Mueller and Ayers Awarded MIT Sea Grant Funding to Develop Miniature Aquaculture Sensors
Jointly appointed Department of Civil and Environmental Engineering and Marine and Environmental Sciences Assistant Professor Amy Mueller and Marine and Environmental Sciences Professor Joseph Ayers were awarded a grant to develop miniature E-Jet printed multi-sensors for aquaculture water quality monitoring and management. The research is awarded through the MIT Sea Grant, a program funded by the National Oceanic and Atmospheric Administration. Sea Grants require that the research they fund solve regional challenges related to the oceans.
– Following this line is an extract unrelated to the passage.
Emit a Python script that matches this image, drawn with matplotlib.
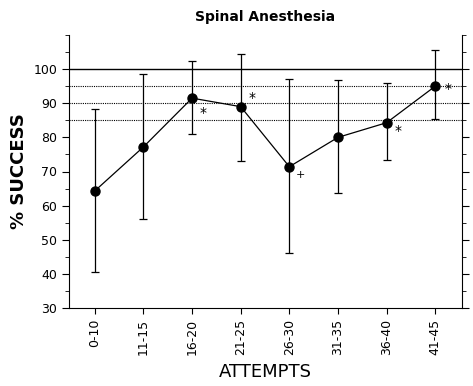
import numpy as np
from matplotlib import pyplot as plt

# Data
attempts = ["0-10", "11-15", "16-20", "21-25", "26-30", "31-35", "36-40", "41-45"]
success = [64.3, 77.2, 91.5, 89.0, 71.4, 80.0, 84.3, 95.0]
err_low = [40.5, 56.0, 81.0, 73.0, 46.0, 63.8, 73.5, 85.5]
err_high = [88.2, 98.5, 102.5, 104.5, 97.0, 96.8, 96.0, 105.5]
marks = ["", "", "*", "*", "+", "", "*", "*"]
ref_lines = [95, 90, 85]

fig = plt.figure(figsize=(4.73, 3.86), dpi=100)
ax = fig.add_axes([69 / 473, 78 / 386, (462 - 69) / 473, (308 - 35) / 386])

x = np.arange(len(attempts))
y = np.array(success)
yerr = np.array([y - np.array(err_low), np.array(err_high) - y])

# Reference lines
ax.axhline(100, color="black", lw=1.0, zorder=1)
for r in ref_lines:
    ax.axhline(r, color="black", lw=0.8, ls=(0, (1, 1)), zorder=1)

ax.errorbar(x, y, yerr=yerr, fmt="-o", color="black", ms=6.5, lw=0.9,
            elinewidth=0.9, capsize=3, capthick=0.9, zorder=3)

# Significance marks next to the points
offsets = {2: (8, -11), 3: (8, 6), 4: (8, -6), 6: (8, -6), 7: (9, -2)}
for i, m in enumerate(marks):
    if m:
        dx, dy = offsets[i]
        ax.annotate(m, (x[i], y[i]), xytext=(dx, dy), textcoords="offset points",
                    fontsize=10 if m == "*" else 8, ha="center", va="center")

ax.set_xlim(-0.53, 7.55)
ax.set_ylim(30, 110)
ax.set_yticks(np.arange(30, 101, 10))
ax.set_yticks(np.arange(30, 111, 5), minor=True)
ax.set_xticks(x)
ax.set_xticklabels(attempts, rotation=90, fontsize=9)
ax.tick_params(axis="y", labelsize=9, length=5, direction="out")
ax.tick_params(axis="y", which="minor", length=3)
ax.tick_params(axis="y", which="both", right=True)
ax.tick_params(axis="x", length=4)

ax.spines["top"].set_visible(False)
ax.set_title("Spinal Anesthesia", fontsize=10, fontweight="bold", pad=10)
ax.set_ylabel("% SUCCESS", fontsize=13, fontweight="bold", labelpad=4)
ax.set_xlabel("ATTEMPTS", fontsize=13, labelpad=6)

fig.savefig("out.png", dpi=100)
Mueller and Ayers’ research is focused on aquaculture – specifically offshore closed-pen marine farming of fish, an important future facet of the New England economy’s food sector.
Closed-pen farms have many health benefits for farmed fish and the surrounding ecosystem, however because closed-pen farms do not benefit from natural flushing from the ocean, the pen water must be carefully monitored for chemical, nutrient, and other imbalances. “This is things like nitrate, oxygen, temperature, pH – the parameters we need to keep in constrained ranges to keep the fish healthy,” explained Mueller. Think of a closed-pen farm like a large version of an at-home fish tank. If you do not filter the water, it will become dirty, and the health of the fish will suffer. Current sensors are bulky and expensive, costing up to $10k each. Mueller’s team envisions an innovative miniature sensor platform, about 1 square centimeter, which could hold dozens of sensors. Such a sensor would be built using an electrohydrodynamic jet (E-Jet) printer and a variety of metallic and biologically based inks. “By using this highly miniaturized printing method we enable integrating lots of sensors in one place,” she said. Currently, there does not exist a reliable method for rapid online sensing of nitrate in saltwater, so the project will focus on developing one. These miniature sensor networks would provide a boon to farmers beyond the equipment cost-savings. They would enable online monitoring of water nutrients and automation of water quality management, critical as pens are located further offshore and human visits for monitoring become too costly to be practical.
Water quality is an important factor in deciding to consume farm-raised fish over wild caught. The quality of the water can affect the taste of the fish as well as both the health of the animal and the consumer. Thus, aquaculture with reliant nutrient management is crucial to developing sustainable seafood consumption practices. This research will create an innovative new sensor solution to marine aquaculture water quality monitoring.